A Yemeni Israeli, after speaking with his family back home, recounted a similar story, saying that the refugees from his family's village were currently holed up in hotels in terrible condition following the government's warning.

"They're afraid," he said.

Yemen, al-Qaida leader Osama bin Laden's ancestral homeland, is known as a hotbed of the organization's sympathizers and has long tolerated Muslim extremists.

However some believe that the threat is an isolated incident and the Jews are safe in their homes.

Prof. Aharon Giamani, a former radio broadcaster from Kol Yisrael to Yemen and an expert in Yemenite Jewry from Bar-Ilan University, called the incident 'fleeting.' "These are extremists threats, not threats from the government. The issue will. pass and these Jews will return to their homes," he told The Jerusalem Post.

The Saudi newspaper Al Watan reported that last week, four masked men approached Yehie Moussa Merhavi, a member of the Jewish community, to emphasize that they will act on their threats. Merhavi said he was told that if the Jews do not leave their homes in two days, "they will only have themselves to blame" for the consequences, which will include abductions and looting.

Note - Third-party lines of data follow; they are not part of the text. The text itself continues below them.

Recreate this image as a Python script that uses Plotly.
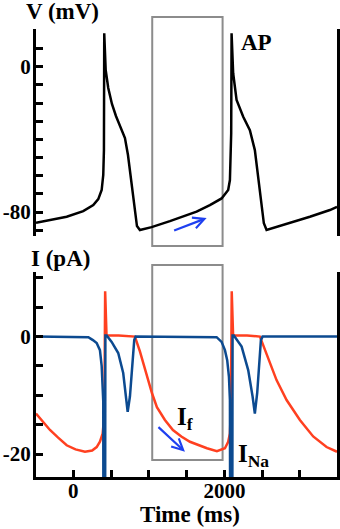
import plotly.graph_objects as go

# ---- data ----
t_v = [-493, -308, -87, 132, 265, 331, 376, 397, 406, 410, 429, 463, 512, 565, 631, 684, 724,
       757, 790, 816, 843, 882, 1037, 1279, 1478, 1632, 1808, 1963, 2050, 2073, 2090, 2095,
       2116, 2161, 2249, 2337, 2403, 2447, 2492, 2522, 2558, 2823, 3131, 3396, 3490]
v_mv = [-85.9, -84.4, -82.6, -79.5, -76.2, -72.9, -67.9, -59.6, -45.9, 18.4, -1.8, -11.7, -20.5,
        -27.1, -33.8, -39.3, -48.6, -59.6, -72.3, -81.7, -87.7, -89.9, -88.3, -85.0, -81.9,
        -79.8, -76.2, -72.5, -67.9, -62.4, -36.5, 18.4, -3.6, -18.3, -27.5, -34.9, -45.9,
        -60.6, -77.1, -86.2, -89.9, -86.6, -82.6, -78.9, -77.1]

t_if = [-493, -400, -308, -200, -87, 30, 155, 250, 310, 353, 389, 403, 414, 422, 440, 600, 816,
        882, 962, 1041, 1107, 1213, 1319, 1430, 1544, 1660, 1769, 1901, 2007, 2050, 2073, 2086,
        2097, 2115, 2300, 2470, 2558, 2690, 2823, 2999, 3175, 3352, 3490]
i_f = [-13.1, -14.6, -15.9, -17.2, -18.5, -19.2, -19.6, -19.4, -18.8, -17.9, -16.5, -14.5, -8.0,
       7.7, 0.2, 0.2, 0.0, -2.5, -6.0, -9.6, -12.0, -14.2, -15.9, -17.0, -17.9, -18.5, -19.0,
       -19.5, -19.0, -17.9, -16.5, -12.0, 7.7, 0.2, 0.2, 0.0, -3.0, -7.4, -10.8, -14.2, -17.0,
       -18.8, -19.6]

t_na = [-493, 0, 200, 260, 310, 353, 376, 397, 410, 425, 442, 508, 595, 661, 693, 720, 750, 780,
        807, 825, 1500, 1897, 1963, 2007, 2037, 2060, 2073, 2093, 2108, 2125, 2228, 2315, 2373,
        2403, 2434, 2460, 2483, 2505, 3490]
i_na = [0, 0, -0.1, -0.6, -1.1, -2.3, -5.0, -11.0, -150, 0.2, 0.2, -0.9, -2.8, -6.2, -10.2, -12.8,
        -10.2, -4.5, -0.6, 0, 0, -0.1, -0.9, -2.3, -4.0, -6.8, -10.8, -150, 0.2, 0.2, -1.7, -5.7,
        -10.2, -13.1, -9.6, -4.0, -0.6, 0, 0]

x_ticks = [0, 500, 1000, 1500, 2000, 2500, 3000]
x_labels = ["0", " ", " ", " ", "2000", " ", " "]
v_ticks = [-90, -80, -70, -60, -50, -40, -30, -20, -10, 0, 10, 20]
v_labels = [" ", "-80", " ", " ", " ", " ", " ", " ", " ", "0", " ", " "]
i_ticks = [-20, -15, -10, -5, 0, 5, 10]
i_labels = ["-20", " ", " ", " ", "0", " ", " "]

box_t = [1045, 1976]

FONT = "Liberation Serif, Times New Roman, Times, serif"
RED = "#FF4020"
BLUE = "#0C4A90"
ARROW = "#1F40F0"

fig = go.Figure()
fig.add_trace(go.Scatter(x=t_v, y=v_mv, mode="lines", xaxis="x", yaxis="y",
                         line=dict(color="black", width=2.5), showlegend=False))
fig.add_trace(go.Scatter(x=t_if, y=i_f, mode="lines", xaxis="x2", yaxis="y2",
                         line=dict(color=RED, width=2.5), showlegend=False))
fig.add_trace(go.Scatter(x=t_na, y=i_na, mode="lines", xaxis="x2", yaxis="y2",
                         line=dict(color=BLUE, width=2.5), showlegend=False))

tickfont = dict(family=FONT, size=21, color="black", weight="bold")
common_y = dict(showline=True, linewidth=3, linecolor="black", mirror=True, ticks="inside",
                ticklen=7, tickwidth=2.5, tickcolor="black", showgrid=False, zeroline=False,
                tickfont=tickfont, automargin=False, ticklabelstandoff=-2)

fig.update_layout(
    template="none",
    width=340, height=529,
    margin=dict(l=36, r=3, t=29, b=52, autoexpand=False),
    font=dict(family=FONT, color="black"),
    paper_bgcolor="white", plot_bgcolor="white",
    xaxis=dict(domain=[0, 1], range=[-493, 3490], anchor="y", visible=False, automargin=False),
    xaxis2=dict(domain=[0, 1], range=[-493, 3490], anchor="y2", matches="x",
                showline=True, linewidth=3, linecolor="black", ticks="inside", ticklen=7,
                tickwidth=2.5, tickcolor="black", showgrid=False, zeroline=False,
                tickvals=x_ticks, ticktext=x_labels, tickfont=tickfont, automargin=False,
                ticklabelstandoff=-7),
    yaxis=dict(domain=[0.5379, 0.9989], range=[-93.2, 20.5], anchor="x",
               tickvals=v_ticks, ticktext=v_labels, **common_y),
    yaxis2=dict(domain=[0, 0.4576], range=[-23.9, 11.0], anchor="x2",
                tickvals=i_ticks, ticktext=i_labels, **common_y),
)

# grey window boxes
fig.add_shape(type="rect", xref="x", yref="paper", x0=box_t[0], x1=box_t[1],
              y0=0.5156, y1=1.0268, line=dict(color="#8C8C8C", width=2), layer="below")
fig.add_shape(type="rect", xref="x2", yref="paper", x0=box_t[0], x1=box_t[1],
              y0=0.0379, y1=0.4732, line=dict(color="#8C8C8C", width=2), layer="below")

def label(text, x, y, size=23, xanchor="center", yanchor="middle"):
    fig.add_annotation(text=text, x=x, y=y, xref="paper", yref="paper", showarrow=False,
                       xanchor=xanchor, yanchor=yanchor,
                       font=dict(family=FONT, size=size, color="black"))

label("<b>V (mV)</b>", 0.088, 1.040)
label("<b>AP</b>", 0.734, 0.969)
label("<b>I (pA)</b>", 0.083, 0.4888)
label("<b>Time (ms)</b>", 0.5116, -0.0826)
label("<b>I<sub>f</sub></b>", 0.462, 0.130, size=25, xanchor="left")
label("<b>I<sub>Na</sub></b>", 0.666, 0.048, size=25, xanchor="left")

# arrows
fig.add_annotation(x=1765, y=-83.3, xref="x", yref="y", ax=-34, ay=13, axref="pixel",
                   ayref="pixel", showarrow=True, arrowhead=5, arrowsize=1, arrowwidth=2.2,
                   arrowcolor=ARROW, text="")
fig.add_annotation(x=1478, y=-19.6, xref="x2", yref="y2", ax=-28, ay=-26, axref="pixel",
                   ayref="pixel", showarrow=True, arrowhead=5, arrowsize=1, arrowwidth=2.2,
                   arrowcolor=ARROW, text="")

fig.write_html("out.html", config={"displayModeBar": False},
               post_script="document.body.style.margin='0';document.body.style.overflow='hidden';")
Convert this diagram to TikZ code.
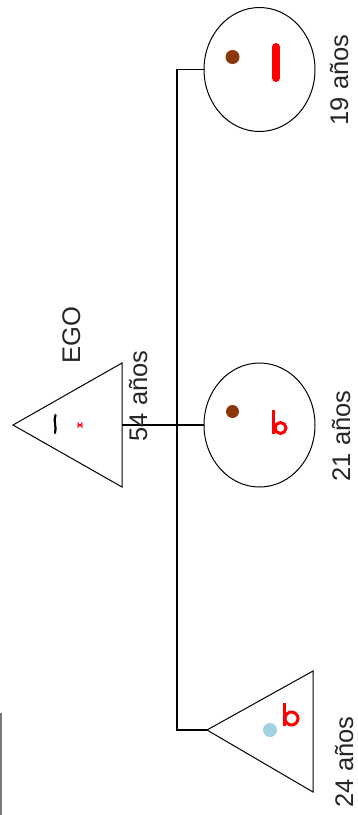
\documentclass[tikz,border=0pt]{standalone}
\usepackage{fontspec}
\setmainfont{Liberation Sans}
\usetikzlibrary{shapes.geometric}
\definecolor{dotbrown}{RGB}{140,55,10}
\definecolor{dotblue}{RGB}{160,210,225}
\definecolor{edgegray}{RGB}{120,120,120}
\tikzset{
  person/.style={ellipse, draw=black, line width=1pt, minimum width=111pt, minimum height=124pt, inner sep=0pt, outer sep=0pt},
  tri/.style={draw=black, line width=1pt, line join=miter},
  conn/.style={draw=black, line width=1.2pt},
  lbl/.style={font=\fontsize{25.5}{30}\selectfont, text=black!85, inner sep=0pt, rotate=90, anchor=base},
  redmark/.style={draw=red, line width=3pt},
}
\begin{document}
\begin{tikzpicture}[x=1pt, y=-1pt]
\useasboundingbox (0,0) rectangle (357,815);
% females (circles)
\node[person] (d19) at (259.5,69.5) {};
\node[person] (d21) at (259.5,425) {};
% triangles (EGO and son)
\coordinate (egoA) at (13,425);
\coordinate (egoT) at (122,363);
\coordinate (egoB) at (122,487);
\coordinate (egoR) at (122,425);
\draw[tri] (egoA) -- (egoT) -- (egoB) -- cycle;
\coordinate (s24A) at (207,730);
\coordinate (s24T) at (313,671);
\coordinate (s24B) at (313,792);
\draw[tri] (s24A) -- (s24T) -- (s24B) -- cycle;
% connectors
\coordinate (busTop) at (177,69.5);
\draw[conn] (d19.west) -- (busTop) |- (s24A);
\draw[conn] (d21.west) -- (egoR);
% marks inside circle 19
\fill[dotbrown] (232.5,57) circle (7);
\draw[red, line width=8pt, line cap=round] (276,47) -- (276,78);
% marks inside circle 21
\fill[dotbrown] (232.5,411.5) circle (6.5);
\draw[redmark] (273.5,410) -- (273.5,434);
\draw[redmark] (280.5,428) circle (5.5);
% marks inside EGO
\draw[black, line width=2.2pt, line cap=round] (55.5,415) .. controls (53,420) and (57,428) .. (55,433);
\draw[red, line width=1pt] (77.5,422.5) -- (82.5,427.5) (77.5,427.5) -- (82.5,422.5) (77,425) -- (83,425);
% marks inside son triangle
\fill[dotblue] (270,730) circle (7);
\draw[redmark] (284,703) -- (284,726);
\draw[redmark] (291.5,718.5) circle (6.5);
% left edge line
\draw[edgegray, line width=1.5pt] (1,713) -- (1,815);
% labels
\node[lbl] (t19) at (348,80) {19 años};
\node[lbl] (t21) at (350,436) {21 años};
\node[lbl] (t24) at (353,762) {24 años};
\node[lbl] (t54) at (147,396) {54 años};
\node[lbl] (tego) at (80,335) {EGO};
\end{tikzpicture}
\end{document}
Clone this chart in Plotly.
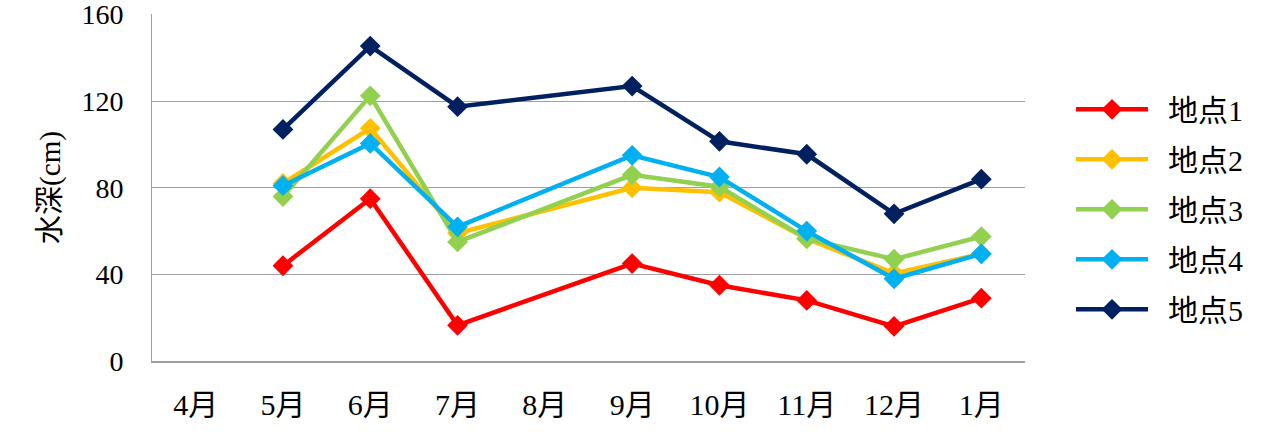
import plotly.graph_objects as go

months = ["4月", "5月", "6月", "7月", "8月", "9月", "10月", "11月", "12月", "1月"]
site1 = [None, 44, 75, 16.5, None, 45, 35, 28, 16, 29]
site2 = [None, 82, 107.5, 59, None, 80, 78, 56.5, 40.5, 49.5]
site3 = [None, 76, 122.5, 55, None, 86, 80.5, 56.5, 47, 57.5]
site4 = [None, 81, 100.5, 62, None, 95, 85, 60, 38, 49.5]
site5 = [None, 107, 145.5, 117.5, None, 127, 101.5, 95.5, 68, 84]
names = ["地点1", "地点2", "地点3", "地点4", "地点5"]
colors = ["#FF0000", "#FFC000", "#92D050", "#00B0F0", "#002060"]
series = [site1, site2, site3, site4, site5]
yticks = [0, 40, 80, 120, 160]

font_family = "Liberation Serif, Noto Sans CJK JP, serif"

fig = go.Figure()
for i, (nm, col, vals) in enumerate(zip(names, colors, series)):
    fig.add_trace(go.Scatter(
        x=months, y=vals, name="\u00a0\u00a0" + nm, mode="lines+markers",
        connectgaps=True, legendgroup=nm,
        line=dict(color=col, width=4.5),
        marker=dict(symbol="diamond", size=16, color=col),
    ))

fig.update_layout(
    width=1281, height=438,
    margin=dict(l=152, r=256, t=14, b=77),
    paper_bgcolor="white", plot_bgcolor="white",
    font=dict(family=font_family, size=22, color="#000000"),
    showlegend=True,
    legend=dict(
        x=1.0527, y=0.437, xanchor="left", yanchor="middle",
        font=dict(size=30, family=font_family),
        tracegroupgap=8, itemwidth=72,
        bgcolor="rgba(0,0,0,0)",
    ),
    xaxis=dict(
        categoryorder="array", categoryarray=months,
        type="category", range=[-0.5, 9.5], automargin=False,
        showgrid=False, showline=True, linecolor="#A0A0A0", linewidth=2,
        ticks="", tickfont=dict(size=30), ticklabelstandoff=16,
        ticklabeloverflow="allow",
    ),
    yaxis=dict(
        range=[0, 160.3], tickvals=yticks, automargin=False,
        showgrid=True, gridcolor="#A0A0A0", gridwidth=1,
        showline=True, linecolor="#A0A0A0", linewidth=1,
        zeroline=False, ticks="", tickfont=dict(size=28),
        ticklabelstandoff=22, ticklabeloverflow="allow",
        title=dict(text="水深(cm)", font=dict(size=29), standoff=12),
    ),
)

fig.write_html("out.html")
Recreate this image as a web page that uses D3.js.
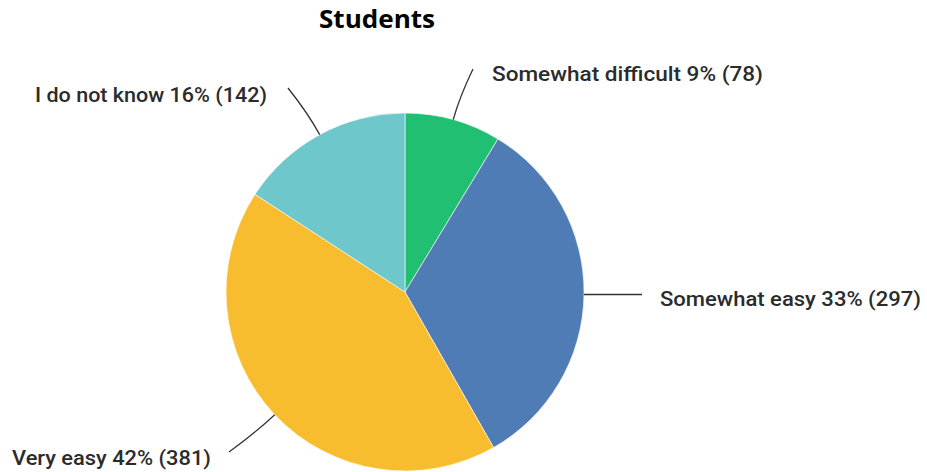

The community has since left their homes, which they have inhabited for generations, and been forced to leave their home town under the protection of tolerant local sheikhs.

"We came to the county's capital (Sada) to plea before the president and the government to treat us fairly, because we are Yemenites," Merhavi told Al Watan.

Jews are a small minority in the mostly Muslim country. Most of Yemen's Jews were brought over to Israel during Operation Magic Carpet in 1949-50, following the 1948 Muslim riots that ruined the Jewish community in Aden and killed 82 people.

"This is the last generation of Jews in Yemen and they appear to be happy there for the most part. Their isn't much of a community, there isn't a leadership and they consult with rabbis abroad. The government does not object to them leaving, but on the whole, they do not want to come to Israel, New York or London for that matter," Giamani said.